La captation étant une œuvre audiovisuelle, sont présumés avoir la qualité de coauteurs:
- l'auteur du scénario ;
- l'auteur de l'adaptation ;
- l'auteur du texte parlé ;
- l'auteur des compositions musicales avec ou sans paroles spécialement réalisées pour l'œuvre ;
- le réalisateur.
En outre, les auteurs de l'œuvre première sont assimilés aux auteurs de l'œuvre nouvelle, lorsque l'œuvre audiovisuelle est tirée d'une œuvre ou d'un scénario préexistants encore protégés. Ainsi, le ou les auteurs de l'œuvre jouée et captée peuvent être considérés comme coauteurs de l'œuvre audiovisuelle, peu importe que l'auteur de l'œuvre première (le texte, la chorégraphie, la musique, etc.) ait ou non pris part à la réalisation du spectacle vivant ou de la captation.

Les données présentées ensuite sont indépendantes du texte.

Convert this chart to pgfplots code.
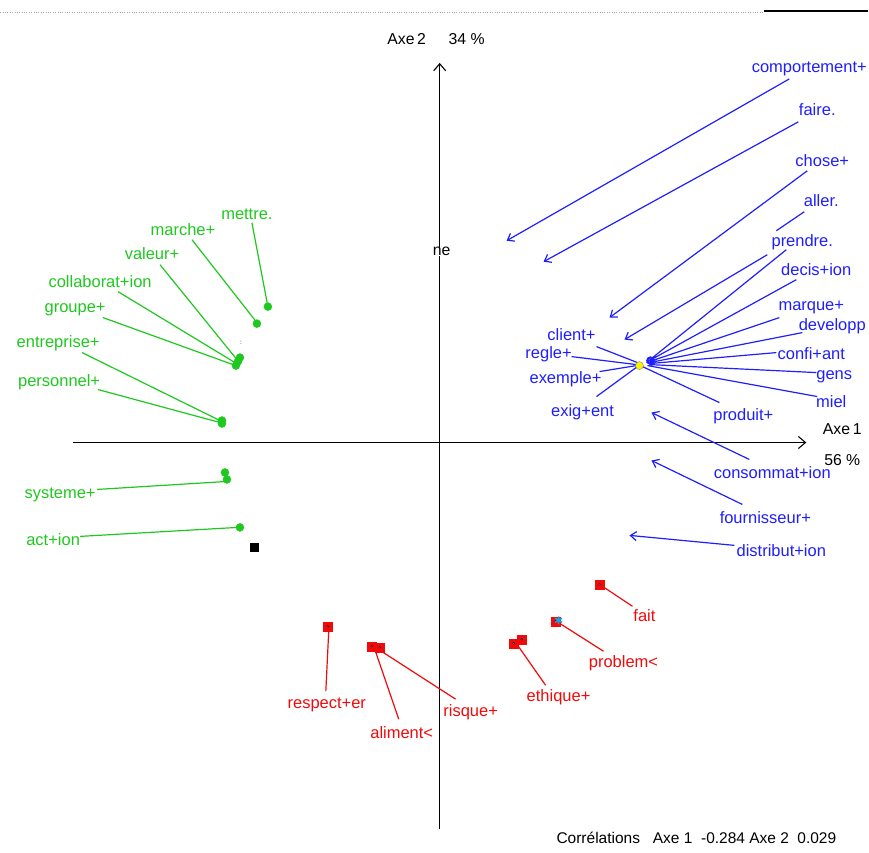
\documentclass[border=0pt]{standalone}
\usepackage{fontspec}
\setmainfont{Liberation Sans}
\usepackage{pgfplots}
\usepackage{pgfplotstable}
\pgfplotsset{compat=1.18}
\usetikzlibrary{arrows.meta}
\definecolor{lgreen}{RGB}{30,200,30}
\definecolor{lblue}{RGB}{30,30,255}
\definecolor{lred}{RGB}{240,10,10}
\newcommand{\lf}{\fontsize{16.5bp}{19bp}\selectfont}
\newcommand{\bkf}{\fontsize{15.8bp}{18bp}\selectfont}

\pgfplotstableread{
x y label
247 214 mettre.
183 230 marche+
152 254 valeur+
100 282 collaborat+ion
75 310 groupe+
58 344 entreprise+
59 383 personnel+
60 495 systeme+
53 540 act+ion
}\greenlabels

\pgfplotstableread{
x y
252 223
268 307
nan nan
192 240
257 323
nan nan
160 265
237 360
nan nan
118 292
235 363
nan nan
103 318
233 365
nan nan
82 353
222 422
nan nan
98 390
220 423
nan nan
97 490
227 482
nan nan
80 537
238 528
}\greenlines

\pgfplotstableread{
x y
268 307
257 324
240 358
238 362
236 366
222 421
222 424
225 473
227 480
240 528
}\greenpts

\pgfplotstableread{
x y label
810 69 comportement+
818 110 faire.
823 161 chose+
822 201 aller.
803 243 prendre.
817 270 decis+ion
812 308 marque+
833 327 developp
812 354 confi+ant
835 377 gens
832 402 miel
744 417 produit+
572 335 client+
549 355 regle+
566 380 exemple+
583 413 exig+ent
773 473 consommat+ion
766 518 fournisseur+
782 551 distribut+ion
}\bluelabels

\pgfplotstableread{
x y
805 212
777 231
nan nan
787 250
647 363
nan nan
797 280
650 361
nan nan
780 318
650 362
nan nan
803 333
650 363
nan nan
777 353
650 364
nan nan
817 373
650 365
nan nan
818 397
648 366
nan nan
720 403
643 367
nan nan
597 347
638 363
nan nan
572 357
637 365
nan nan
600 372
637 366
nan nan
597 397
638 367
}\bluelines

\pgfplotstableread{
x y label
645 616 fait
624 664 problem<
559 698 ethique+
327 706 respect+er
402 733 aliment<
471 713 risque+
}\redlabels

\pgfplotstableread{
x y
633 607
600 585
nan nan
604 652
560 624
nan nan
546 686
518 646
nan nan
326 692
329 630
nan nan
399 720
375 650
nan nan
456 700
380 651
}\redlines

\pgfplotstableread{
x y
600 585
556 622
514 644
522 640
328 627
372 647
380 648
}\redpts

\begin{document}
\begin{tikzpicture}
\begin{axis}[
  x=1bp, y=1bp, y dir=reverse,
  xmin=0, xmax=869, ymin=0, ymax=853,
  hide axis, clip=false,
  unbounded coords=jump,
  every node near coord/.append style={anchor=center, font=\lf, inner sep=0pt},
]
% frame extent
\addplot[draw=none, mark=none, forget plot] coordinates {(0,0) (869,853)};
% top rule
\addplot[gray!70, dotted, mark=none] coordinates {(0,12) (765,12)};
\addplot[black, line width=1.6bp, mark=none] coordinates {(765,11) (869,11)};
% axes
\addplot[black, line width=1.1bp, mark=none, -{Straight Barb[length=7bp, width=12bp]}] coordinates {(73,443) (807,443)};
\addplot[black, line width=1.1bp, mark=none, -{Straight Barb[length=7bp, width=12bp]}] coordinates {(440,830) (440,63)};

% green
\addplot[lgreen, line width=1.2bp, mark=none] table {\greenlines};
\addplot[only marks, mark=*, mark size=4bp, mark options={draw=lgreen, fill=lgreen}] table {\greenpts};
\addplot[draw=none, mark=none, nodes near coords, point meta=explicit symbolic,
  every node near coord/.append style={text=lgreen}] table[meta=label] {\greenlabels};
\addplot[only marks, mark=square*, mark size=4bp, black] coordinates {(254,548)};

% blue
\addplot[lblue, line width=1.2bp, mark=none] table {\bluelines};
\addplot[lblue, line width=1.2bp, mark=none, -{Straight Barb[length=6bp, width=9bp]}] coordinates {(790,79) (507,241)};
\addplot[lblue, line width=1.2bp, mark=none, -{Straight Barb[length=6bp, width=9bp]}] coordinates {(799,122) (544,262)};
\addplot[lblue, line width=1.2bp, mark=none, -{Straight Barb[length=6bp, width=9bp]}] coordinates {(808,171) (610,318)};
\addplot[lblue, line width=1.2bp, mark=none, -{Straight Barb[length=6bp, width=9bp]}] coordinates {(768,255) (625,340)};
\addplot[lblue, line width=1.2bp, mark=none, -{Straight Barb[length=6bp, width=9bp]}] coordinates {(750,460) (652,413)};
\addplot[lblue, line width=1.2bp, mark=none, -{Straight Barb[length=6bp, width=9bp]}] coordinates {(743,505) (652,461)};
\addplot[lblue, line width=1.2bp, mark=none, -{Straight Barb[length=6bp, width=9bp]}] coordinates {(735,546) (630,536)};
\addplot[only marks, mark=o, mark size=3.2bp, mark options={lblue, line width=2bp}] coordinates {(651,361)};
\addplot[only marks, mark=*, mark size=4bp, mark options={draw=black!50, fill=yellow}] coordinates {(640,366)};
\addplot[draw=none, mark=none, nodes near coords, point meta=explicit symbolic,
  every node near coord/.append style={text=lblue}] table[meta=label] {\bluelabels};

% red
\addplot[lred, line width=1.2bp, mark=none] table {\redlines};
\addplot[only marks, mark=square*, mark size=4.5bp, mark options={lred}] table {\redpts};
\addplot[only marks, mark=*, mark size=0.9bp, mark options={draw=none, fill=white}] table {\redpts};
\addplot[only marks, mark=asterisk, mark size=4bp, mark options={cyan!80!teal, line width=1.5bp}] coordinates {(559,621)};
\addplot[draw=none, mark=none, nodes near coords, point meta=explicit symbolic,
  every node near coord/.append style={text=lred}] table[meta=label] {\redlabels};

% text
\node[font=\bkf, inner sep=0pt] at (axis cs:407,39) {Axe\,2};
\node[font=\bkf, inner sep=0pt] at (axis cs:467,39) {34 \%};
\node[font=\bkf, inner sep=0pt] at (axis cs:843,430) {Axe\,1};
\node[font=\bkf, inner sep=0pt] at (axis cs:843,461) {56 \%};
\node[font=\bkf, inner sep=0pt, fill=white] at (axis cs:442,252) {ne};
\node[font=\fontsize{6bp}{7bp}\selectfont, inner sep=0pt] at (axis cs:241,343) {:};
\node[font=\fontsize{15.5bp}{18bp}\selectfont, inner sep=0pt] at (axis cs:697,839) {Corrélations\ \ \ Axe 1\ \ -0.284 Axe 2\ \ 0.029};
\end{axis}
\end{tikzpicture}
\end{document}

La durée de la protection des droits patrimoniaux de l'œuvre audiovisuelle (70 ans) démarre l’année civile du décès du dernier des collaborateurs suivants : l'auteur du scénario, l'auteur du texte parlé, l'auteur des compositions musicales avec ou sans paroles spécialement réalisées pour l'œuvre, le réalisateur principal.
La somme globale destinée à rémunérer les différents coauteurs est calculée en fonction de l’exploitation de la captation (exemple : les droits issus de la télédiffusion d’une œuvre appartenant au répertoire de la SACD sont calculés selon des règles spécifiques prenant en compte la durée de la captation, la chaîne de télévision, le nombre et les horaires de diffusion) puis répartis entre les différents auteurs selon des clés de répartition.